**Goal**
Filter the entries below, keeping every line that has the word "this".

**Record extracts**
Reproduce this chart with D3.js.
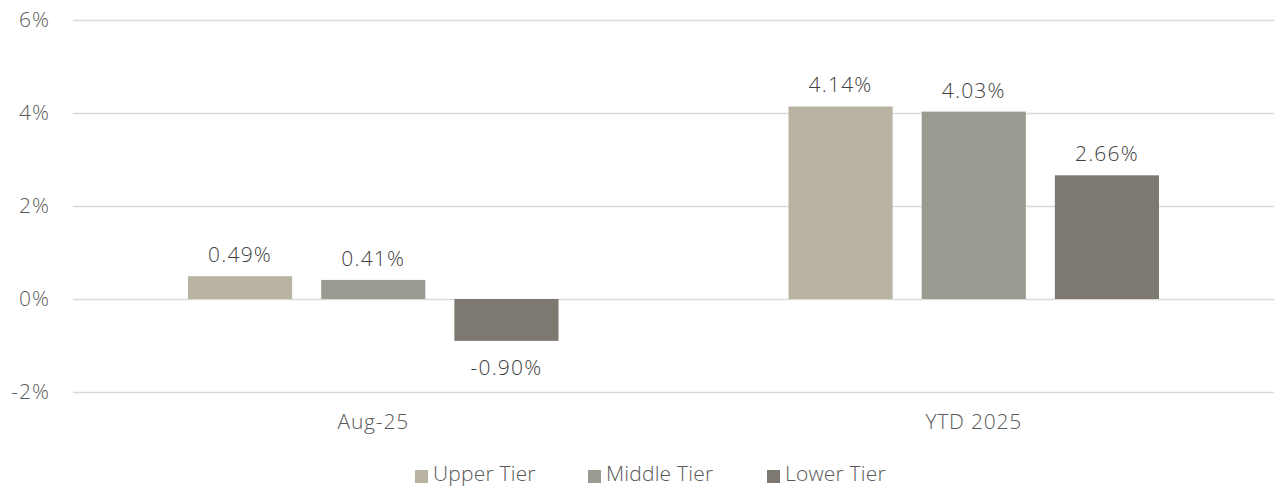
<!DOCTYPE html>
<html>
<head>
<meta charset="utf-8">
<script src="https://cdn.jsdelivr.net/npm/d3@7"></script>
<style>
  body { margin: 0; background: #fff; }
  text { font-family: "Open Sans", sans-serif; font-weight: 300; fill: #595959; }
</style>
</head>
<body>
<svg></svg>
<script>
// Chart data
const categories = ["Aug-25", "YTD 2025"];
const seriesNames = ["Upper Tier", "Middle Tier", "Lower Tier"];
const upperTier = [0.49, 4.14];
const middleTier = [0.41, 4.03];
const lowerTier = [-0.90, 2.66];
const yTicks = [-2, 0, 2, 4, 6];

const width = 1274;
const height = 488;
const margin = { top: 20, right: 0, bottom: 96, left: 73 };
const colors = ["#b9b3a3", "#9a9a90", "#7d7970"];

const svg = d3.select("svg")
    .attr("width", width)
    .attr("height", height);

const values = [upperTier, middleTier, lowerTier];
const rows = [];
categories.forEach((c, i) => {
    seriesNames.forEach((s, j) => {
        rows.push({ category: c, series: s, value: values[j][i], idx: j });
    });
});

// Scales
const x0 = d3.scaleBand()
    .domain(categories)
    .range([margin.left, width - margin.right])
    .paddingInner(0)
    .paddingOuter(0);

const x1 = d3.scaleBand()
    .domain(seriesNames)
    .range([115, x0.bandwidth() - 115])
    .paddingInner(0.218)
    .paddingOuter(0);

const y = d3.scaleLinear()
    .domain([-2, 6])
    .range([height - margin.bottom, margin.top]);

// Gridlines
svg.append("g")
    .selectAll("line")
    .data(yTicks)
    .enter()
    .append("line")
    .attr("x1", margin.left)
    .attr("x2", width - margin.right)
    .attr("y1", d => Math.round(y(d)) + 0.5)
    .attr("y2", d => Math.round(y(d)) + 0.5)
    .attr("stroke", "#d9d9d9")
    .attr("stroke-width", 1.5);

// Y axis labels
const yAxis = d3.axisLeft(y)
    .tickValues(yTicks)
    .tickFormat(d => d + "%")
    .tickSize(0)
    .tickPadding(0);

svg.append("g")
    .attr("transform", `translate(50, 0)`)
    .call(yAxis)
    .call(g => g.select(".domain").remove())
    .selectAll("text")
    .style("font-size", "21px")
    .style("font-family", "'Open Sans', sans-serif")
    .style("font-weight", 300)
    .style("letter-spacing", "1px")
    .attr("fill", "#595959");

// Category labels
svg.append("g")
    .selectAll("text")
    .data(categories)
    .enter()
    .append("text")
    .attr("x", d => x0(d) + x0.bandwidth() / 2)
    .attr("y", 429)
    .attr("text-anchor", "middle")
    .style("font-size", "21px")
    .style("letter-spacing", "0.8px")
    .text(d => d);

// Bars
svg.append("g")
    .selectAll("rect")
    .data(rows)
    .enter()
    .append("rect")
    .attr("x", d => x0(d.category) + x1(d.series))
    .attr("width", x1.bandwidth())
    .attr("y", d => y(Math.max(0, d.value)))
    .attr("height", d => Math.abs(y(d.value) - y(0)))
    .attr("fill", d => colors[d.idx]);

// Value labels
svg.append("g")
    .selectAll("text")
    .data(rows)
    .enter()
    .append("text")
    .attr("x", d => x0(d.category) + x1(d.series) + x1.bandwidth() / 2)
    .attr("y", d => d.value >= 0 ? y(d.value) - 14 : y(d.value) + 34)
    .attr("text-anchor", "middle")
    .style("font-size", "21px")
    .style("letter-spacing", "1.2px")
    .style("fill", "#404040")
    .text(d => d.value.toFixed(2) + "%");

// Legend
const legendX = [415, 588, 767];
const legend = svg.append("g")
    .selectAll("g")
    .data(seriesNames)
    .enter()
    .append("g")
    .attr("transform", (d, i) => `translate(${legendX[i]}, 470)`);

legend.append("rect")
    .attr("width", 13)
    .attr("height", 13)
    .attr("fill", (d, i) => colors[i]);

legend.append("text")
    .attr("x", 18)
    .attr("y", 11)
    .style("font-size", "21px")
    .style("letter-spacing", "0.2px")
    .text(d => d);
</script>
</body>
</html>
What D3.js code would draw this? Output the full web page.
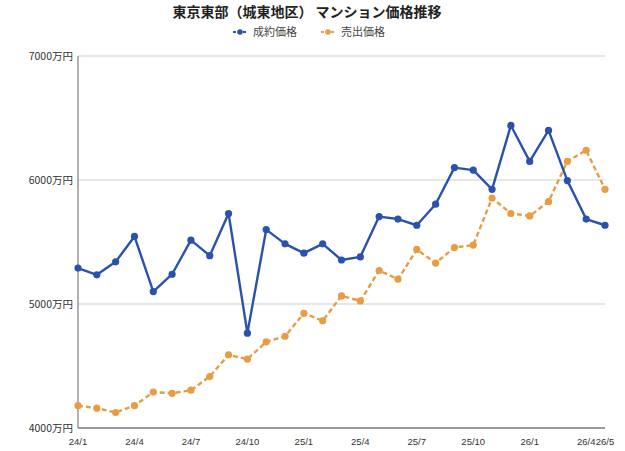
<!DOCTYPE html>
<html>
<head>
<meta charset="utf-8">
<script src="https://cdn.jsdelivr.net/npm/d3@7"></script>
<style>
  body { margin: 0; background: #fff; }
  text { font-family: "Noto Sans CJK JP", "Noto Sans", sans-serif; }
</style>
</head>
<body>
<div id="chart"></div>
<script>
// months 24/1 .. 26/5
const months = ["24/1","24/2","24/3","24/4","24/5","24/6","24/7","24/8","24/9","24/10","24/11","24/12",
    "25/1","25/2","25/3","25/4","25/5","25/6","25/7","25/8","25/9","25/10","25/11","25/12",
    "26/1","26/2","26/3","26/4","26/5"];

// 成約価格 (万円)
const contractPrice = [5290, 5235, 5340, 5545, 5100, 5240, 5515, 5390, 5730, 4765, 5600, 5485,
    5410, 5485, 5355, 5380, 5705, 5685, 5635, 5805, 6100, 6080, 5925, 6440,
    6150, 6400, 5995, 5685, 5635];

// 売出価格 (万円)
const listPrice = [4180, 4160, 4125, 4180, 4290, 4280, 4305, 4415, 4590, 4555, 4695, 4740,
    4925, 4865, 5065, 5025, 5270, 5200, 5440, 5330, 5455, 5475, 5855, 5730,
    5710, 5825, 6150, 6240, 5925];

const tickMonths = ["24/1","24/4","24/7","24/10","25/1","25/4","25/7","25/10","26/1","26/4","26/5"];
const yTicks = [4000, 5000, 6000, 7000];

const width = 625;
const height = 451;
const margin = {top: 56, right: 20, bottom: 23, left: 78};

const blue = "#2a52ad";
const orange = "#e89c45";

const svg = d3.select("#chart").append("svg")
    .attr("width", width)
    .attr("height", height);

const x = d3.scalePoint()
    .domain(months)
    .range([margin.left, width - margin.right]);

const y = d3.scaleLinear()
    .domain([4000, 7000])
    .range([height - margin.bottom, margin.top]);

// title
svg.append("text")
    .attr("x", 307)
    .attr("y", 17)
    .attr("text-anchor", "middle")
    .attr("font-size", 14)
    .attr("font-weight", "bold")
    .attr("fill", "#222")
    .text("東京東部（城東地区） マンション価格推移");

// gridlines
svg.append("g")
    .selectAll("line")
    .data(yTicks.slice(1))
    .join("line")
        .attr("x1", margin.left)
        .attr("x2", width - margin.right)
        .attr("y1", d => y(d))
        .attr("y2", d => y(d))
        .attr("stroke", "#d0d0d0")
        .attr("stroke-width", 1.2);

// y labels
svg.append("g")
    .selectAll("text")
    .data(yTicks)
    .join("text")
        .attr("x", margin.left - 5)
        .attr("y", d => y(d) + 3.5)
        .attr("text-anchor", "end")
        .attr("font-size", 10.5)
        .attr("fill", "#333")
        .text(d => d + "万円");

// axis lines
svg.append("line")
    .attr("x1", margin.left).attr("x2", margin.left)
    .attr("y1", y(7000)).attr("y2", y(4000))
    .attr("stroke", "#888").attr("stroke-width", 1.3);
svg.append("line")
    .attr("x1", margin.left).attr("x2", width - margin.right)
    .attr("y1", y(4000)).attr("y2", y(4000))
    .attr("stroke", "#777").attr("stroke-width", 1.5);

// x labels (narrower font so 26/4 and 26/5 just touch)
svg.append("g")
    .selectAll("text")
    .data(tickMonths)
    .join("text")
        .attr("x", d => x(d))
        .attr("y", height - 6)
        .attr("text-anchor", "middle")
        .style("font-family", "'Liberation Sans', Arial, sans-serif")
        .attr("font-size", 9.5)
        .attr("fill", "#333")
        .text(d => d);

const line = d3.line()
    .x((d, i) => x(months[i]))
    .y(d => y(d));

function drawSeries(values, color, dash) {
    const g = svg.append("g");
    g.append("path")
        .datum(values)
        .attr("d", line)
        .attr("fill", "none")
        .attr("stroke", color)
        .attr("stroke-width", 2.4)
        .attr("stroke-dasharray", dash)
        .attr("stroke-linejoin", "round");
    g.selectAll("circle")
        .data(values)
        .join("circle")
            .attr("cx", (d, i) => x(months[i]))
            .attr("cy", d => y(d))
            .attr("r", 3.6)
            .attr("fill", color);
}

drawSeries(listPrice, orange, "5,3");
drawSeries(contractPrice, blue, null);

// legend
const legend = [
    {label: "成約価格", color: blue, x: 233},
    {label: "売出価格", color: orange, x: 321}
];
const lg = svg.append("g");
legend.forEach(d => {
    lg.append("line")
        .attr("x1", d.x).attr("x2", d.x + 14)
        .attr("y1", 32).attr("y2", 32)
        .attr("stroke", d.color).attr("stroke-width", 2)
        .attr("stroke-dasharray", "3,2");
    lg.append("circle")
        .attr("cx", d.x + 7).attr("cy", 32).attr("r", 2.8)
        .attr("fill", d.color);
    lg.append("text")
        .attr("x", d.x + 20)
        .attr("y", 36)
        .attr("font-size", 11)
        .attr("fill", "#444")
        .text(d.label);
});
</script>
</body>
</html>
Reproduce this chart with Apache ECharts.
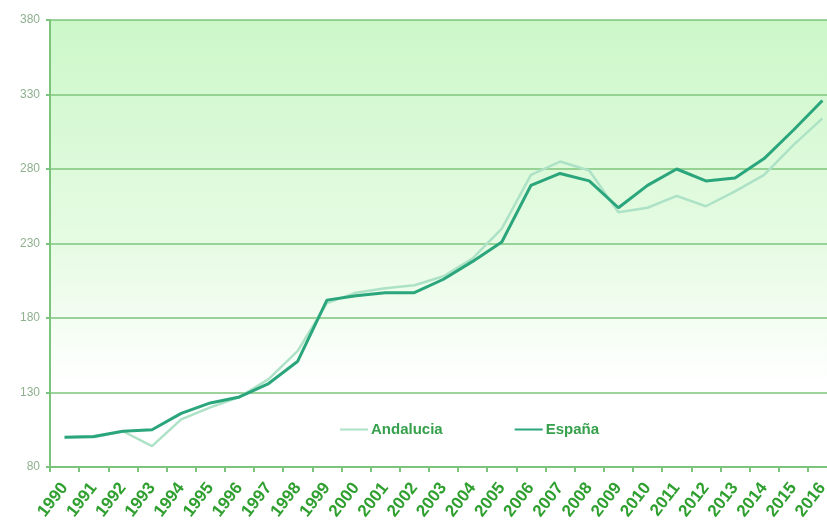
<!DOCTYPE html>
<html><head><meta charset="utf-8">
<script src="https://cdn.jsdelivr.net/npm/echarts@6/dist/echarts.min.js"></script>
<style>html,body{margin:0;padding:0;background:#fff}#c{width:827px;height:525px}</style>
</head><body><div id="c"></div>
<script>
const years = ['1990','1991','1992','1993','1994','1995','1996','1997','1998','1999','2000','2001','2002','2003','2004','2005','2006','2007','2008','2009','2010','2011','2012','2013','2014','2015','2016'];
const andalucia = [100,100,104,94,112,120,127,139,158,190,197,200,202,208,220,240,276,285,279,251,254,262,255,265,276,296,314];
const espana = [100,100.5,104,105,116,123,127,136,151,192,195,197,197,206,218,231,269,277,272,254,269,280,272,274,287,306,326];
const yTicks = [80,130,180,230,280,330,380];

const chart = echarts.init(document.getElementById('c'));
chart.setOption({
  animation:false,
  backgroundColor:'#ffffff',
  grid:{left:50,right:-10,top:20,bottom:58,show:true,borderWidth:0,outerBoundsMode:'none',containLabel:false,
    backgroundColor:new echarts.graphic.LinearGradient(0,0,0,1,[
      {offset:0,color:'#ccf8c9'},{offset:0.5,color:'#e6fbe3'},{offset:0.82,color:'#ffffff'},{offset:1,color:'#ffffff'}])},
  legend:{left:335,top:417,itemGap:72,itemWidth:28,itemHeight:2,icon:'rect',
    textStyle:{color:'#36a04c',fontSize:15,fontWeight:'bold',fontFamily:'Liberation Sans',padding:[0,0,0,-2]},
    data:['Andalucia','España']},
  xAxis:{type:'category',data:years,boundaryGap:true,
    axisLine:{lineStyle:{color:'#7cc47c',width:2}},
    axisTick:{show:true,length:5,lineStyle:{color:'#7cc47c',width:2}},
    axisLabel:{rotate:52,color:'#2f9f2f',fontSize:17,fontWeight:'bold',fontFamily:'Liberation Sans',interval:0,margin:18}},
  yAxis:{type:'value',min:yTicks[0],max:yTicks[yTicks.length-1],interval:50,
    axisLine:{show:true,lineStyle:{color:'#7cc47c',width:2}},
    axisTick:{show:true,length:4,lineStyle:{color:'#7cc47c',width:2}},
    axisLabel:{color:'#8fb08f',fontSize:12,fontFamily:'Liberation Sans',margin:10},
    splitLine:{lineStyle:{color:'#7cc47c',width:1.5}}},
  series:[
    {name:'Andalucia',type:'line',data:andalucia,symbol:'none',z:2,
      lineStyle:{color:'#ade2c6',width:2.5},itemStyle:{color:'#ade2c6'}},
    {name:'España',type:'line',data:espana,symbol:'none',z:3,
      lineStyle:{color:'#2aa57c',width:3},itemStyle:{color:'#2aa57c'}}
  ]
});
</script></body></html>
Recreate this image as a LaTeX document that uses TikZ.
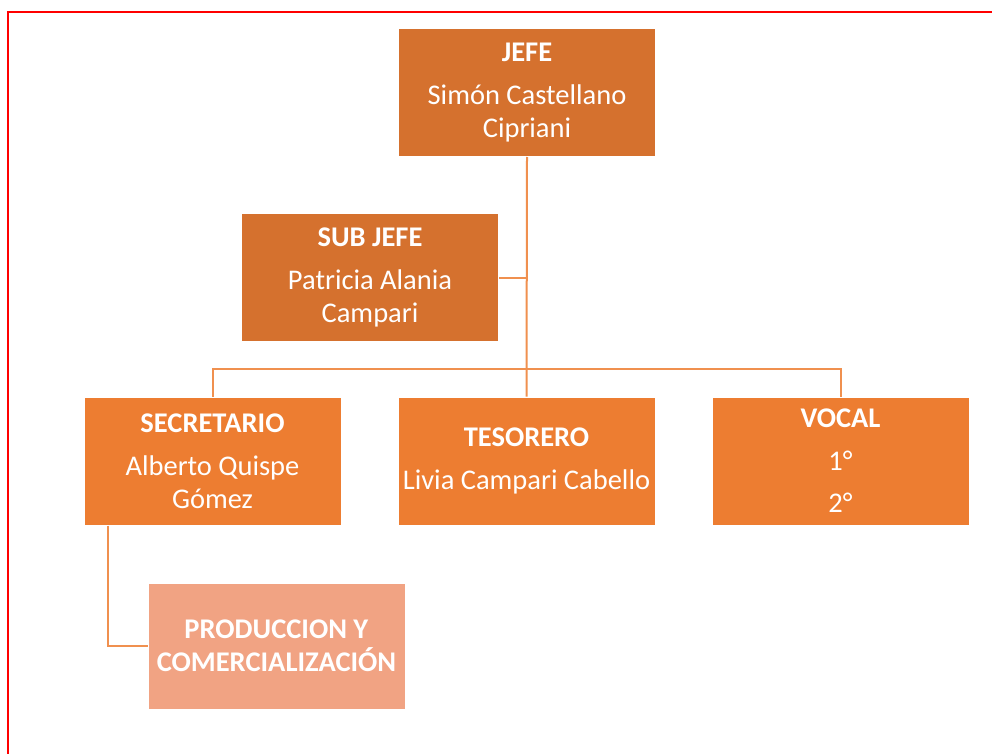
\documentclass[tikz,border=0pt]{standalone}
\usepackage{fontspec}
\setmainfont{Carlito}
\definecolor{darkor}{HTML}{D5712E}
\definecolor{midor}{HTML}{ED7D31}
\definecolor{lightor}{HTML}{F1A383}
\definecolor{lineor}{HTML}{F0904F}
\definecolor{frame}{HTML}{FF0000}
\tikzset{
  orgbox/.style={draw=white, line width=1pt, text=white, align=center,
    minimum width=257pt, minimum height=128pt, inner sep=0pt,
    font=\fontsize{28.5pt}{33pt}\selectfont},
  lvlone/.style={orgbox, fill=darkor},
  lvltwo/.style={orgbox, fill=midor},
  lvlthree/.style={orgbox, fill=lightor, minimum height=126pt},
  conn/.style={draw=lineor, line width=2pt},
}
\begin{document}
\begin{tikzpicture}[x=1pt,y=-1pt]
\useasboundingbox (0,0) rectangle (992,754);
\draw[frame, line width=2.2pt] (992,12) -- (8,12) -- (8,754);

\node[lvlone] (jefe) at (527,92.5) {\textbf{JEFE}\\[10.5pt]Simón Castellano\\Cipriani};
\node[lvlone] (sub) at (370,277.5) {\textbf{SUB JEFE}\\[10.5pt]Patricia Alania\\Campari};
\node[lvltwo] (sec) at (212.5,461) {\textbf{SECRETARIO}\\[10.5pt]Alberto Quispe\\Gómez};
\node[lvltwo] (tes) at (526.5,461) {\textbf{TESORERO}\\[10.5pt]Livia Campari Cabello};
\node[lvltwo] (voc) at (840.5,461) {\textbf{VOCAL}\\[9.5pt]1°\\[9.5pt]2°};
\node[lvlthree] (prod) at (276.5,646) {\textbf{PRODUCCION Y}\\\textbf{COMERCIALIZACIÓN}};

\coordinate (bus) at (526,369);
\coordinate (secdrop) at ([xshift=24pt]sec.south west);

\draw[conn] (jefe.south) -- (tes.north);
\draw[conn] (sub.east) -- (sub.east -| jefe.south);
\draw[conn] (sec.north) |- (bus) -| (voc.north);
\draw[conn] (secdrop) |- (prod.west);
\end{tikzpicture}
\end{document}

**Final answer**
Reproduce this chart with D3.js.
What D3.js code would draw this? Output the full web page.
Reproduce this chart with Apache ECharts.
Recreate this image as a LaTeX document that uses TikZ.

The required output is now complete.